O abandono dos campos agrícolas,
com sérias implicações na produção nacional, levou à perda de
posição estratégica de muitas das nossas fileiras produtivas.
Deixámos de tirar partido dos recursos endógenos e ficámos cada vez
mais dependentes do exterior, com todas as desvantagens que já
todos reconhecem.
É urgente uma nova visão
territorial que pense o rural e o urbano de uma forma sustentável,
sempre com duas perspetivas que se complementam e que não podem
viver uma sem a outra: a perspetiva local e a perspetiva
global.
Os chamados "novos rurais" podem
ser a solução para este problema, povoando os territórios e
valorizando-os, na medida em que lhes conferem massa crítica, assim
como uma maior atratividade e competitividade. São pessoas que
normalmente têm uma cultura de território assente em ideias
inovadoras e sustentadas, numa visão de longo prazo que reconhece a
importância da agricultura para o seu país e para o seu legado.
Esta classe de novos povoadores
embora tenha vivido na cidade, opta por viver no mundo rural,
assumindo-se geralmente como amantes do campo. Tendem a aproveitar
o melhor de ambos os mundos e levam algum do conforto que têm na
cidade para o campo.
Vivemos, cada vez mais, numa aldeia
global. Os "novos rurais" associam-se normalmente a jovens
empreendedores que criam riqueza e trabalho, assim como valor
acrescentado aos produtos gerados nos territórios rurais. O
conceito "glocal" - agir local, pensar global - começa assim a
ganhar mais força com produtos made in espaço rural que são depois
amplamente comercializados.
Estas pessoas que importa atrair e
fixar nos territórios de baixa densidade, promovem um regresso
sustentável à ruralidade, estimulando o desenvolvimento económico
de muitos locais que se encontram atualmente envelhecidos e
deprimidos, restaurando os afetos e restabelecendo laços, assim
como um sem número de outros benefícios para as populações
rurais.
Por outro lado, é urgente reduzir
as alarmantes assimetrias regionais que se verificam atualmente.
Segundo dados da ONU, em 2015, prevê-se que cerca de 70% da
população portuguesa esteja a viver nas áreas metropolitanas de
Lisboa e Porto, com toda a perda de posicionamento do Interior. Não
faz sentido que um país que deveria ser encarado como o litoral
europeu, cujo território continental tem uma extensão máxima, em
largura, de 218 Km, verifique tão acentuadas disparidades.

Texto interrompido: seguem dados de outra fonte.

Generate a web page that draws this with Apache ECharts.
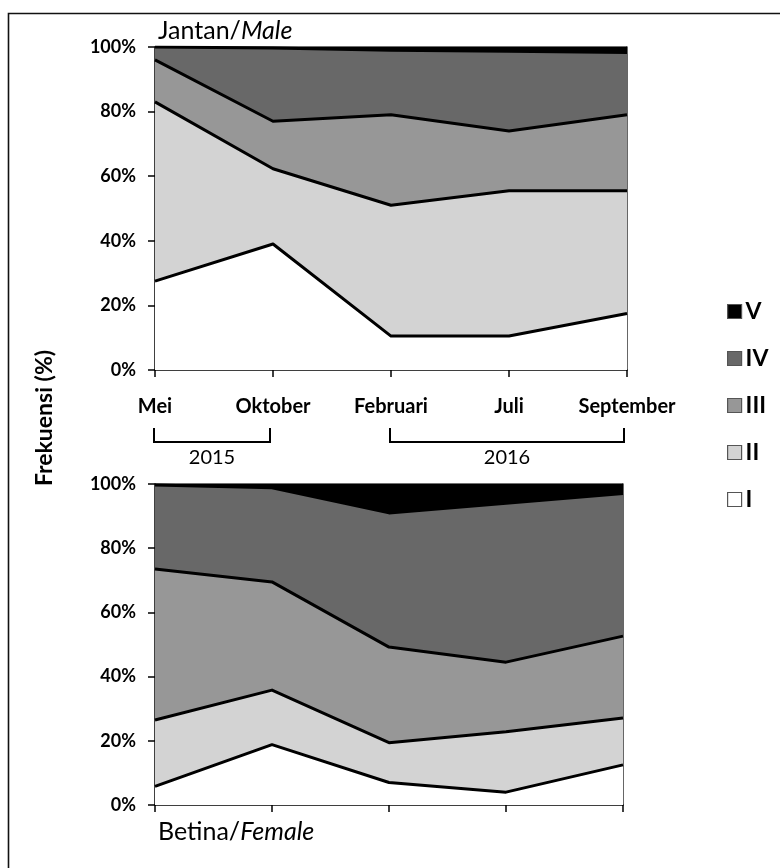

A vinda dos "novos rurais" para o
chamado "Interior" só poderá trazer vantagens, minimizando muitos
dos problemas económicos, de mobilidade, de segurança, sociais e
ambientais que se verificam ao nível nacional.
Por outro lado, os novos
povoadores, para além de uma maior proximidade ao mercado espanhol
(na maior parte dos casos), podem tirar partido de uma melhor
qualidade de vida e recuperar algum tempo de lazer extra,
valorizando muito do património edificado que se encontra ao
abandono, abrindo as mentalidades dos locais onde residem e
aproveitando uma panóplia de oportunidades que aí se encontram por
explorar.
O empreendedorismo em meio rural é
assim encarado como a solução de muitos dos problemas estruturais
que se verificam na atualidade, através da promoção de fileiras das
mais variadas áreas, suportadas pelas tecnologias de informação e
comunicação e as quais tiram partido dos recursos endógenos
existentes.
Nesse sentido, a agricultura passa
a ser novamente encarada como setor estratégico, numa altura em que
é consensual que Portugal tem de reduzir a sua dependência externa,
por exemplo, através de iniciativas agrícolas orientadas para as
novas tendências de consumo.
O futuro deverá passar então por
uma maior aposta no mundo rural, equilibrando as condições de
investimento existentes por todo o território. Fomentar o
desenvolvimento do chamado "Interior" deverá ser encarado como uma
prioridade e um desígnio nacional, concedendo benefícios a quem
nele acredita.
Inês Martins
(Engenheira Agrónoma)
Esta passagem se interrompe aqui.